Leading Chinese analysts do not expect the recent rebound in CPI and PPI readings to be pronounced, with the central bank likely to maintain neutral monetary policy amidst its ongoing deleveraging campaign.
Figures released by China’s National Bureau of Statistics on 9 September indicate that the CPI for August saw a year-on-year increase of 1.8%, as well as rebound of 0.4 percentage points compared to the preceding month, significantly ahead of consensus market expectations.
PPI saw a year-on-year increase of 6.3% in August, which was also ahead of consensus expectations, following three consecutive months of gains around the 5.5% level.
Ren Zeping, chief economist with Founder Securities, said to Shanghai Securities Journal that the robust increase in CPI for August was primarily due to the impact of the pork cycle and climate factors upon food prices.
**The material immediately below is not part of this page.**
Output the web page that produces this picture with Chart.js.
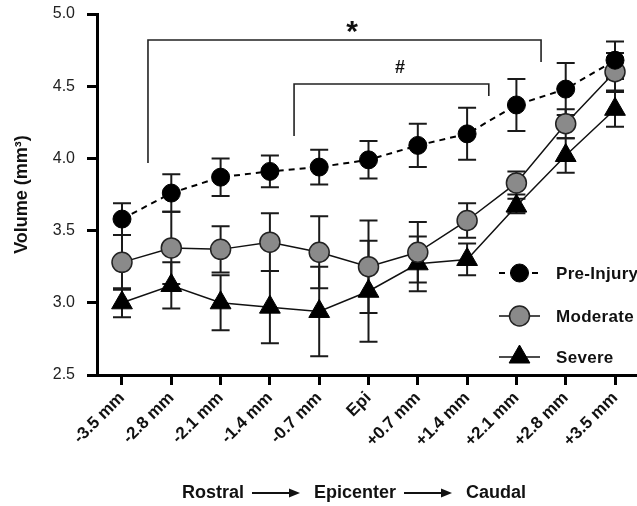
<!DOCTYPE html>
<html><head><meta charset="utf-8">
<script src="https://cdn.jsdelivr.net/npm/chart.js@4/dist/chart.umd.min.js"></script>
<style>html,body{margin:0;padding:0;background:#fff;overflow:hidden}canvas{display:block}</style>
</head><body>
<canvas id="c" width="637" height="506"></canvas>
<script>
// ---- data ----
const categories = ['-3.5 mm','-2.8 mm','-2.1 mm','-1.4 mm','-0.7 mm','Epi','+0.7 mm','+1.4 mm','+2.1 mm','+2.8 mm','+3.5 mm'];
const seriesNames = ['Pre-Injury','Moderate','Severe'];
const preInjury    = [3.58,3.76,3.87,3.91,3.94,3.99,4.09,4.17,4.37,4.48,4.68];
const preInjuryErr = [0.11,0.13,0.13,0.11,0.12,0.13,0.15,0.18,0.18,0.18,0.13];
const moderate     = [3.28,3.38,3.37,3.42,3.35,3.25,3.35,3.57,3.83,4.24,4.60];
const moderateErr  = [0.19,0.25,0.16,0.20,0.25,0.32,0.21,0.12,0.08,0.10,0.13];
const severe       = [3.00,3.12,3.00,2.97,2.94,3.08,3.27,3.30,3.67,4.02,4.34];
const severeErr    = [0.10,0.16,0.19,0.25,0.31,0.35,0.19,0.11,0.05,0.12,0.12];
const yTicks = [2.5,3.0,3.5,4.0,4.5,5.0];
const yTitle = 'Volume (mm³)';
const xTitleWords = ['Rostral','Epicenter','Caudal'];
// significance brackets (data units: category index / volume)
const brackets = [
  {label:'*', x1:0.527, x2:8.50, y:4.82, yLeft:3.968, yRight:4.668, lx:4.665, ly:4.91, size:30},
  {label:'#', x1:3.49,  x2:7.44, y:4.515, yLeft:4.155, yRight:4.432, lx:5.64, ly:4.633, size:18}
];

const FONT = '"Liberation Sans", Arial, Helvetica, sans-serif';
const toPts = arr => arr.map((v,i)=>({x:i,y:v}));

const styles = [
  {borderColor:'#000', borderWidth:2, borderDash:[6,5], pointStyle:'circle', pointRadius:9, bg:'#000', pb:'#000', pbw:1},
  {borderColor:'#111', borderWidth:1.5, borderDash:[], pointStyle:'circle', pointRadius:10, bg:'#8a8a8a', pb:'#222', pbw:1.5},
  {borderColor:'#111', borderWidth:1.5, borderDash:[], pointStyle:'triangle', pointRadius:12, bg:'#000', pb:'#000', pbw:1}
];
const values = [preInjury, moderate, severe];
const errs = [preInjuryErr, moderateErr, severeErr];

const datasets = values.map((v,k)=>({
  label: seriesNames[k],
  data: toPts(v),
  errors: errs[k],
  borderColor: styles[k].borderColor,
  borderWidth: styles[k].borderWidth,
  borderDash: styles[k].borderDash,
  pointStyle: styles[k].pointStyle,
  pointRadius: styles[k].pointRadius,
  pointHoverRadius: styles[k].pointRadius,
  pointBackgroundColor: styles[k].bg,
  pointBorderColor: styles[k].pb,
  pointBorderWidth: styles[k].pbw,
  fill:false, tension:0, clip:false
}));

function drawMarker(ctx, style, x, y, r, bg, bc, bw){
  ctx.beginPath();
  if(style==='triangle'){
    let rad=0;
    ctx.moveTo(x+Math.sin(rad)*r, y-Math.cos(rad)*r);
    rad+=2*Math.PI/3; ctx.lineTo(x+Math.sin(rad)*r, y-Math.cos(rad)*r);
    rad+=2*Math.PI/3; ctx.lineTo(x+Math.sin(rad)*r, y-Math.cos(rad)*r);
    ctx.closePath();
  } else {
    ctx.arc(x,y,r,0,Math.PI*2);
  }
  ctx.fillStyle=bg; ctx.fill();
  ctx.lineWidth=bw; ctx.strokeStyle=bc; ctx.setLineDash([]); ctx.stroke();
}

const errorBars = {
  id:'errorBars',
  beforeDatasetsDraw(chart){
    const {ctx, scales:{x,y}} = chart;
    ctx.save();
    ctx.strokeStyle='#1a1a1a'; ctx.lineWidth=2; ctx.setLineDash([]);
    chart.data.datasets.forEach(ds=>{
      ds.data.forEach((p,i)=>{
        const e=ds.errors[i];
        const px=x.getPixelForValue(p.x);
        const t=y.getPixelForValue(p.y+e), b=y.getPixelForValue(p.y-e);
        ctx.beginPath();
        ctx.moveTo(px,t); ctx.lineTo(px,b);
        ctx.moveTo(px-9,t); ctx.lineTo(px+9,t);
        ctx.moveTo(px-9,b); ctx.lineTo(px+9,b);
        ctx.stroke();
      });
    });
    ctx.restore();
  }
};

const bracketPlugin = {
  id:'brackets',
  afterDatasetsDraw(chart){
    const {ctx, scales:{x,y}} = chart;
    ctx.save();
    ctx.strokeStyle='#222'; ctx.lineWidth=1.6; ctx.setLineDash([]);
    brackets.forEach(b=>{
      const x1=x.getPixelForValue(b.x1), x2=x.getPixelForValue(b.x2);
      const yy=y.getPixelForValue(b.y);
      ctx.beginPath();
      ctx.moveTo(x1,y.getPixelForValue(b.yLeft)); ctx.lineTo(x1,yy);
      ctx.lineTo(x2,yy); ctx.lineTo(x2,y.getPixelForValue(b.yRight));
      ctx.stroke();
      ctx.fillStyle='#111';
      ctx.font='bold '+b.size+'px '+FONT;
      ctx.textAlign='center'; ctx.textBaseline='alphabetic';
      const m=ctx.measureText(b.label);
      const cy=y.getPixelForValue(b.ly);
      ctx.fillText(b.label, x.getPixelForValue(b.lx), cy+(m.actualBoundingBoxAscent-m.actualBoundingBoxDescent)/2);
    });
    ctx.restore();
  }
};

const legendPlugin = {
  id:'customLegend',
  afterDraw(chart){
    const {ctx} = chart;
    const rows=[273,316,357];
    ctx.save();
    chart.data.datasets.forEach((ds,k)=>{
      const yy=rows[k];
      ctx.beginPath();
      ctx.strokeStyle=ds.borderColor; ctx.lineWidth=ds.borderWidth;
      ctx.setLineDash(ds.borderDash);
      ctx.moveTo(499,yy); ctx.lineTo(540,yy); ctx.stroke();
      ctx.setLineDash([]);
      drawMarker(ctx, ds.pointStyle, 519.5, yy, ds.pointRadius, ds.pointBackgroundColor, ds.pointBorderColor, ds.pointBorderWidth);
      ctx.fillStyle='#111';
      ctx.font='bold 17px '+FONT;
      ctx.letterSpacing='0.3px';
      ctx.textAlign='left'; ctx.textBaseline='middle';
      ctx.fillText(ds.label, 556, yy+1);
    });
    ctx.restore();
  }
};

const xTitlePlugin = {
  id:'xTitle',
  afterDraw(chart){
    const {ctx} = chart;
    ctx.save();
    ctx.font='bold 18px '+FONT;
    ctx.fillStyle='#111'; ctx.strokeStyle='#111';
    ctx.textAlign='left'; ctx.textBaseline='middle';
    const arrowLen=48, gapBefore=8, gapAfter=14;
    const widths=xTitleWords.map(w=>ctx.measureText(w).width);
    const total=widths.reduce((a,b)=>a+b,0)+(xTitleWords.length-1)*(gapBefore+arrowLen+gapAfter);
    let cx=354-total/2;
    const cy=493;
    xTitleWords.forEach((w,i)=>{
      ctx.fillText(w,cx,cy);
      cx+=widths[i];
      if(i<xTitleWords.length-1){
        const a0=cx+gapBefore, a1=a0+arrowLen;
        ctx.lineWidth=2;
        ctx.beginPath(); ctx.moveTo(a0,cy); ctx.lineTo(a1-8,cy); ctx.stroke();
        ctx.beginPath(); ctx.moveTo(a1,cy); ctx.lineTo(a1-11,cy-4.5); ctx.lineTo(a1-11,cy+4.5); ctx.closePath(); ctx.fill();
        cx=a1+gapAfter;
      }
    });
    ctx.restore();
  }
};

new Chart(document.getElementById('c'), {
  type:'line',
  data:{datasets},
  options:{
    responsive:false,
    animation:false,
    events:[],
    layout:{autoPadding:false, padding:{top:14,left:0,right:0,bottom:0}},
    plugins:{legend:{display:false}, tooltip:{enabled:false}},
    scales:{
      x:{
        type:'linear',
        min:-0.507, max:10.446,
        afterBuildTicks(s){ s.ticks = categories.map((_,i)=>({value:i})); },
        afterFit(s){ s.height=131; s.paddingLeft=0; s.paddingRight=0; },
        border:{display:true, width:3, color:'#000'},
        grid:{display:true, drawOnChartArea:false, drawTicks:true, tickLength:10, tickWidth:3, tickColor:'#000'},
        ticks:{
          autoSkip:false, minRotation:45, maxRotation:45, padding:3,
          color:'#111', font:{family:FONT, size:17, weight:'bold'},
          callback:(v)=>categories[v] ?? ''
        }
      },
      y:{
        min:2.5, max:5.0,
        afterBuildTicks(s){ s.ticks = yTicks.map(v=>({value:v})); },
        afterFit(s){ s.width=97; s.paddingTop=0; s.paddingBottom=0; },
        border:{display:true, width:3, color:'#000'},
        grid:{display:true, drawOnChartArea:false, drawTicks:true, tickLength:10, tickWidth:3, tickColor:'#000'},
        ticks:{padding:12, color:'#222', font:{family:FONT, size:16}, callback:v=>Number(v).toFixed(1)},
        title:{display:true, text:yTitle, color:'#111', font:{family:FONT, size:18, weight:'bold'}, padding:{top:11,bottom:0}}
      }
    }
  },
  plugins:[errorBars, bracketPlugin, legendPlugin, xTitlePlugin]
});
</script>
</body></html>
According to Ren near-term CPI and PPI rises are unlikely to be pronounced, with data indicating that despite the sizeable month-on-month rise in food prices in August, they still fell by 0.2% compared to the same period last year.
Lian Ping, chief economist with Bank of Communications, expects the diminishing impact of climate conditions to reduce the size of any future food price increases.
According to Lian the chief driver of year-on-year CPI growth trends is carryover effects, which will be especially low over the next few months, meaning that CPI is unlikely to see further sizeable gains prior to the year’s end.
Lian further points out that the strong PPI rise in August was primarily due to significant gains in prices for ferrous and non-ferrous metals, as the revival of the infrastructure and some parts of the manufacturing sector drove up demand, and overcapacity reductions as well as environmental production caps constrained supply, serving to deter the entry of large flow of capital into the primary products market.
The PPI rebound is nonetheless expected to be short-lived, given that commodity prices are unlikely to post significant increases in future, while demand for industrial goods won’t be able to push prices up much further.
According to Lian carryover effects mean that the PPI increase for the second half of 2017 will be smaller than the first half.
“The PPI rebound is likely a short-term phenomenon, and future gains will further contract.”